### WHAT IS REQUIRED
Go through the listing and set it down exactly, leaving out its pictures.

### DATA SEGMENT
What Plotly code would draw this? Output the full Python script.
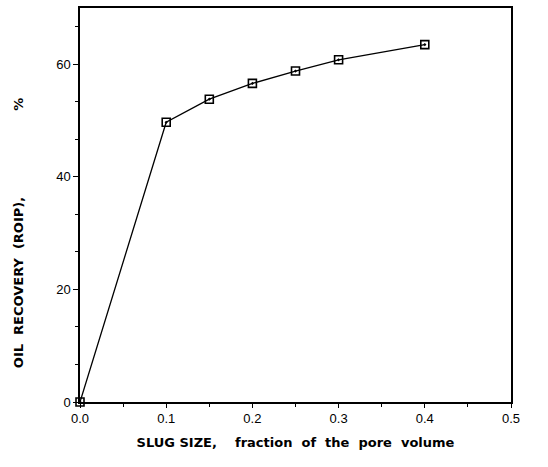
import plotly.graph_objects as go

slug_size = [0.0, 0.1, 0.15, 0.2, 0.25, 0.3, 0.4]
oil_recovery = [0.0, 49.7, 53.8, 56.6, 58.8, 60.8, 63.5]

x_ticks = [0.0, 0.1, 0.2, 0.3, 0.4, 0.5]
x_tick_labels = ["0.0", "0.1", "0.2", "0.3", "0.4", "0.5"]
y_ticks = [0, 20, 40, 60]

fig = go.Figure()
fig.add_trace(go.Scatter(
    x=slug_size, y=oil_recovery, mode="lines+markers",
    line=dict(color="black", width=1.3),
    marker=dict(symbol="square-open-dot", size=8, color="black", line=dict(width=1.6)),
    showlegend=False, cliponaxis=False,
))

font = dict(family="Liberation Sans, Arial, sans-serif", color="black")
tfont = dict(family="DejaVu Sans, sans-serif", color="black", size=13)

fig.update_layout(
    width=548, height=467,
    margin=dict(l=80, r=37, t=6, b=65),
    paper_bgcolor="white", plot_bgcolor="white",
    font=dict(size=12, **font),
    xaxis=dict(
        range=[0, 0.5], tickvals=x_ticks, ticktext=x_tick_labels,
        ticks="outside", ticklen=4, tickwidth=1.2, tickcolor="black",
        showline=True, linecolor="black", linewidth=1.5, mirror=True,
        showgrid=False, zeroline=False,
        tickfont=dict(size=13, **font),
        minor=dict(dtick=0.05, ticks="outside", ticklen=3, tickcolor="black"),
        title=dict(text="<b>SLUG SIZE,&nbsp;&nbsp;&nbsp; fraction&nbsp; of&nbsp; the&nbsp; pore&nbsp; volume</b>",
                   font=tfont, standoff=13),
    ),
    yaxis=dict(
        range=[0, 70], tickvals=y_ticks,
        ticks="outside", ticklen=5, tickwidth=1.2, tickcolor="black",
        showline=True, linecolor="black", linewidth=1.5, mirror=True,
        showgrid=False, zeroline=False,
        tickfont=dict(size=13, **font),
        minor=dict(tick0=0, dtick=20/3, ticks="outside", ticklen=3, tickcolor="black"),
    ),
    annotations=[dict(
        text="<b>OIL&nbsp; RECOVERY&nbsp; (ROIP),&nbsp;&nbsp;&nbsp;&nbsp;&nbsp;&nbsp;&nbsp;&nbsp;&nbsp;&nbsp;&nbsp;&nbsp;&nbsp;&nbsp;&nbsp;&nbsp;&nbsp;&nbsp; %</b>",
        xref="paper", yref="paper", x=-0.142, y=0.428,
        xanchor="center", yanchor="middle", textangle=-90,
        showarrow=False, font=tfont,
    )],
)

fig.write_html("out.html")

### THE RESPONSE
What Plotly code would draw this? Output the full Python script.
import plotly.graph_objects as go

slug_size = [0.0, 0.1, 0.15, 0.2, 0.25, 0.3, 0.4]
oil_recovery = [0.0, 49.7, 53.8, 56.6, 58.8, 60.8, 63.5]

x_ticks = [0.0, 0.1, 0.2, 0.3, 0.4, 0.5]
x_tick_labels = ["0.0", "0.1", "0.2", "0.3", "0.4", "0.5"]
y_ticks = [0, 20, 40, 60]

fig = go.Figure()
fig.add_trace(go.Scatter(
    x=slug_size, y=oil_recovery, mode="lines+markers",
    line=dict(color="black", width=1.3),
    marker=dict(symbol="square-open-dot", size=8, color="black", line=dict(width=1.6)),
    showlegend=False, cliponaxis=False,
))

font = dict(family="Liberation Sans, Arial, sans-serif", color="black")
tfont = dict(family="DejaVu Sans, sans-serif", color="black", size=13)

fig.update_layout(
    width=548, height=467,
    margin=dict(l=80, r=37, t=6, b=65),
    paper_bgcolor="white", plot_bgcolor="white",
    font=dict(size=12, **font),
    xaxis=dict(
        range=[0, 0.5], tickvals=x_ticks, ticktext=x_tick_labels,
        ticks="outside", ticklen=4, tickwidth=1.2, tickcolor="black",
        showline=True, linecolor="black", linewidth=1.5, mirror=True,
        showgrid=False, zeroline=False,
        tickfont=dict(size=13, **font),
        minor=dict(dtick=0.05, ticks="outside", ticklen=3, tickcolor="black"),
        title=dict(text="<b>SLUG SIZE,&nbsp;&nbsp;&nbsp; fraction&nbsp; of&nbsp; the&nbsp; pore&nbsp; volume</b>",
                   font=tfont, standoff=13),
    ),
    yaxis=dict(
        range=[0, 70], tickvals=y_ticks,
        ticks="outside", ticklen=5, tickwidth=1.2, tickcolor="black",
        showline=True, linecolor="black", linewidth=1.5, mirror=True,
        showgrid=False, zeroline=False,
        tickfont=dict(size=13, **font),
        minor=dict(tick0=0, dtick=20/3, ticks="outside", ticklen=3, tickcolor="black"),
    ),
    annotations=[dict(
        text="<b>OIL&nbsp; RECOVERY&nbsp; (ROIP),&nbsp;&nbsp;&nbsp;&nbsp;&nbsp;&nbsp;&nbsp;&nbsp;&nbsp;&nbsp;&nbsp;&nbsp;&nbsp;&nbsp;&nbsp;&nbsp;&nbsp;&nbsp; %</b>",
        xref="paper", yref="paper", x=-0.142, y=0.428,
        xanchor="center", yanchor="middle", textangle=-90,
        showarrow=False, font=tfont,
    )],
)

fig.write_html("out.html")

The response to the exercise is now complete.